There are also issues regarding jurisdiction between the federal government and states that creates confusion and instability for casino operators. While the federal government retains sole power to manage and regulate gambling. However, state governments have significant power to block or shut down casinos through indirect means such as zoning ordinances.

Online gambling is still a murky topic in Mexican law. The original 1947 law prohibited most forms of gambling other than exemptions for some traditional games such as chess, horse racing and others. The 2004 regulations and two amendments to the regulations provided more legal clarity, but still leave much to be desired – hence Mexico’s push to pass new gambling legislation since 2014.

The 2004 regulations establish the Ministry of Interior as the office responsible for issuing licenses to gambling facilities in Mexico. Over time, the Ministry of Interior has gotten around to issuing several licenses to local Mexican betting sites.

Caliente is the most prominent of Mexican betting sites in operation today with sports betting, casino games and bingo all offered online. This is one of the few sites actually headquartered in Mexico and formally licensed to offer games to citizens.

Spanish gambling operator Codere is also quite active in both the land based and online market in Mexico. In fact, Codere and Caliente have been partnered since 1997 to operate in the Mexican market. In 2017, Codere purchased the remaining 33% of Caliente that it did not already control. Caliente.mx and Codere.mx remain separate as of this writing, but it remains unknown if Codere will rebrand its purchased assets under the Codere.mx banner.

The legality of offshore gaming sites is unclear due to outdated and confusing gaming laws, but certain provisions in the 2004 regulations do mention bets accepted over the internet. However, only Mexican entities are eligible for licensing. This precludes international brands from acquiring licenses to operate in Mexico, but the law provides for no effective enforcement mechanism to prevent offshore gambling sites from accepting Mexican customers.

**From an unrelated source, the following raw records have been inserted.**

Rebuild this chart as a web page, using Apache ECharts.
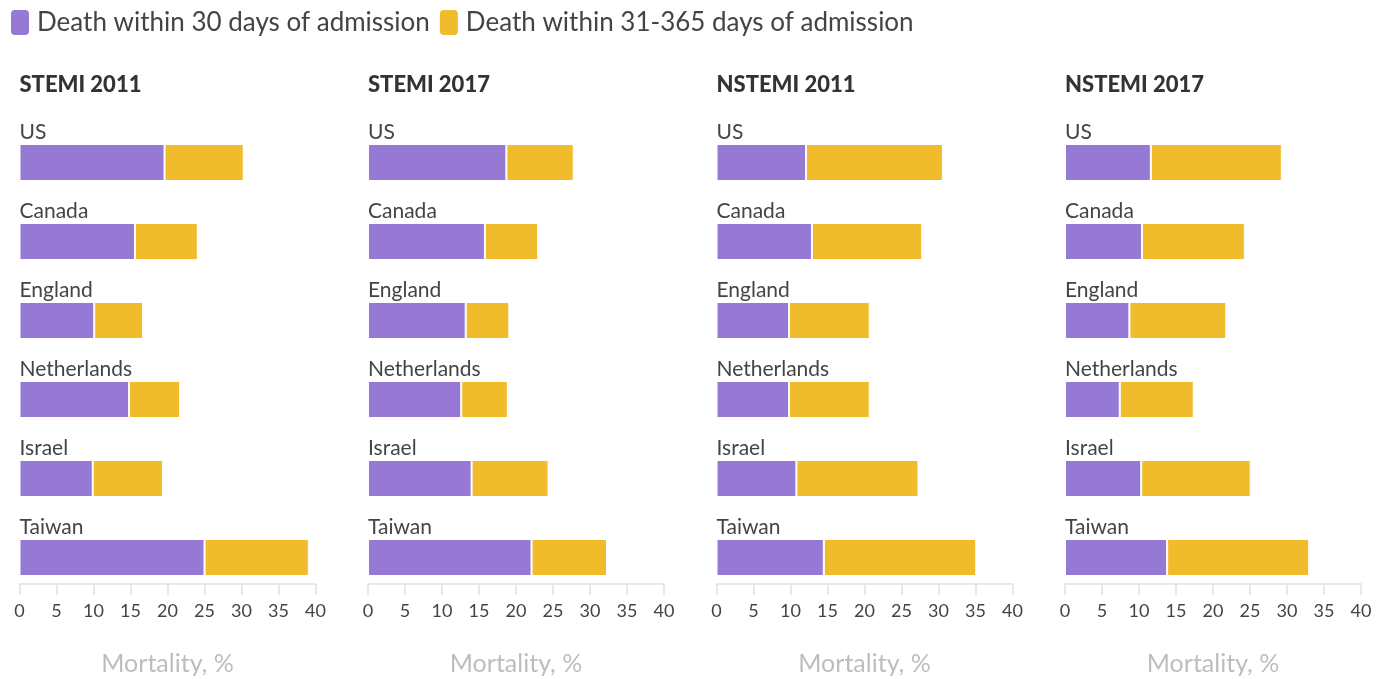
<!DOCTYPE html>
<html>
<head>
<meta charset="utf-8">
<script src="https://cdn.jsdelivr.net/npm/echarts@6/dist/echarts.min.js"></script>
<style>html,body{margin:0;padding:0;background:#fff;}#chart{width:1383px;height:679px;}</style>
</head>
<body>
<div id="chart"></div>
<script>
const countries = ['US', 'Canada', 'England', 'Netherlands', 'Israel', 'Taiwan'];
const panelTitles = ['STEMI 2011', 'STEMI 2017', 'NSTEMI 2011', 'NSTEMI 2017'];
const seriesNames = ['Death within 30 days of admission', 'Death within 31-365 days of admission'];
// 30-day mortality (%)
const death30_stemi2011 = [19.6, 15.6, 10.1, 14.8, 9.9, 25.0];
const death30_stemi2017 = [18.7, 15.8, 13.2, 12.6, 14.0, 22.1];
const death30_nstemi2011 = [12.1, 12.9, 9.8, 9.8, 10.8, 14.5];
const death30_nstemi2017 = [11.6, 10.4, 8.7, 7.4, 10.3, 13.8];
// 31-365 day mortality (%)
const death365_stemi2011 = [10.7, 8.5, 6.6, 6.9, 9.5, 14.1];
const death365_stemi2017 = [9.1, 7.2, 5.9, 6.3, 10.4, 10.2];
const death365_nstemi2011 = [18.5, 14.9, 10.9, 10.9, 16.5, 20.6];
const death365_nstemi2017 = [17.7, 13.9, 13.1, 10.0, 14.8, 19.2];
const xTicks = [0, 5, 10, 15, 20, 25, 30, 35, 40];
const axisName = 'Mortality, %';

const d30 = [death30_stemi2011, death30_stemi2017, death30_nstemi2011, death30_nstemi2017];
const d365 = [death365_stemi2011, death365_stemi2017, death365_nstemi2011, death365_nstemi2017];

const FONT = 'Lato, "Open Sans", sans-serif';
const PURPLE = '#9679d4';
const YELLOW = '#f0bc2c';
const lefts = [19.5, 368, 716.5, 1065];
const W = 296;

const grids = [], xAxes = [], yAxes = [], series = [], titles = [];
for (let i = 0; i < 4; i++) {
  grids.push({ left: lefts[i], top: 123, width: W, height: 474, outerBoundsMode: 'none', containLabel: false });
  titles.push({ text: panelTitles[i], left: lefts[i], top: 74, padding: 0,
    textStyle: { fontFamily: FONT, fontSize: 22, fontWeight: 900, color: '#333' } });
  xAxes.push({
    type: 'value', gridIndex: i, min: xTicks[0], max: xTicks[xTicks.length - 1], interval: 5,
    offset: -13,
    splitLine: { show: false },
    axisLine: { show: true, lineStyle: { color: '#e8e8e8', width: 2 } },
    axisTick: { show: true, length: 11, lineStyle: { color: '#e8e8e8', width: 2 } },
    axisLabel: { fontFamily: FONT, fontSize: 18, color: '#444', margin: 18 },
    name: axisName, nameLocation: 'middle', nameGap: 67,
    nameTextStyle: { fontFamily: FONT, fontSize: 25, color: '#bdbdbd' }
  });
  yAxes.push({
    type: 'category', gridIndex: i, data: countries, inverse: true,
    axisLine: { show: false }, axisTick: { show: false }, axisLabel: { show: false },
    splitLine: { show: false }
  });
  series.push({
    name: seriesNames[0], type: 'bar', stack: 's' + i, xAxisIndex: i, yAxisIndex: i,
    data: d30[i], barWidth: 37,
    itemStyle: { color: PURPLE, borderColor: '#fff', borderWidth: 1 },
    label: { show: true, position: [0, -1], verticalAlign: 'bottom', align: 'left',
      formatter: p => p.name, fontFamily: FONT, fontSize: 21, lineHeight: 22, color: '#444' }
  });
  series.push({
    name: seriesNames[1], type: 'bar', stack: 's' + i, xAxisIndex: i, yAxisIndex: i,
    data: d365[i], barWidth: 37,
    itemStyle: { color: YELLOW, borderColor: '#fff', borderWidth: 1 }
  });
}

const chart = echarts.init(document.getElementById('chart'), null, { renderer: 'canvas' });
chart.setOption({
  animation: false,
  title: titles,
  legend: {
    left: 9, top: 8, padding: 0, itemWidth: 20, itemHeight: 27, itemGap: 8, icon: 'roundRect',
    data: seriesNames,
    textStyle: { fontFamily: FONT, fontSize: 26, color: '#444', padding: [0, 0, 0, 2] }
  },
  grid: grids, xAxis: xAxes, yAxis: yAxes, series: series
});
</script>
</body>
</html>
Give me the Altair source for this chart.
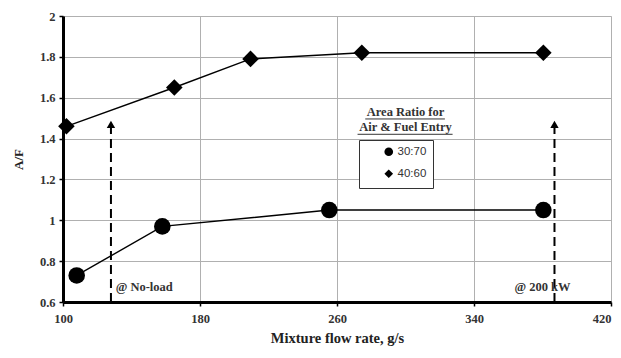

Likewise, gamblers are prohibited from playing at offshore betting sites, but there is no enforcement. Thus, players have free reign to choose from any number of major betting sites headquartered overseas. Foreign sites actually have an advantage over locally-licensed betting sites due to not having to pay the 30% tax on revenue that applies to local gaming sites.

Changes to the industry came again in 2013 when the Mexican government announced updates to the country’s gambling laws. Most changes were minor and dealt with casino licenses, advertising standards and other minor details. The biggest change was banning slot machines outside of licensed casinos.

In 2014, the Secretaria de Gobernacion announced it was planning a major piece of legislation to finally address online gambling in one, comprehensive bill. Early drafts of the bill propose the establishment of a National Institute of Gaming to oversee land-based and online gambling in the country.

We haven’t seen the text of the bill yet but rumors have been circulating for years that Mexico is considering clamping down on offshore gambling and possibly ordering banks to block transactions to overseas betting sites. Nothing is written in stone yet, so it’s anyone’s guess as to how any future legislation will actually look once it has moved its way through the cumbersome legislative process.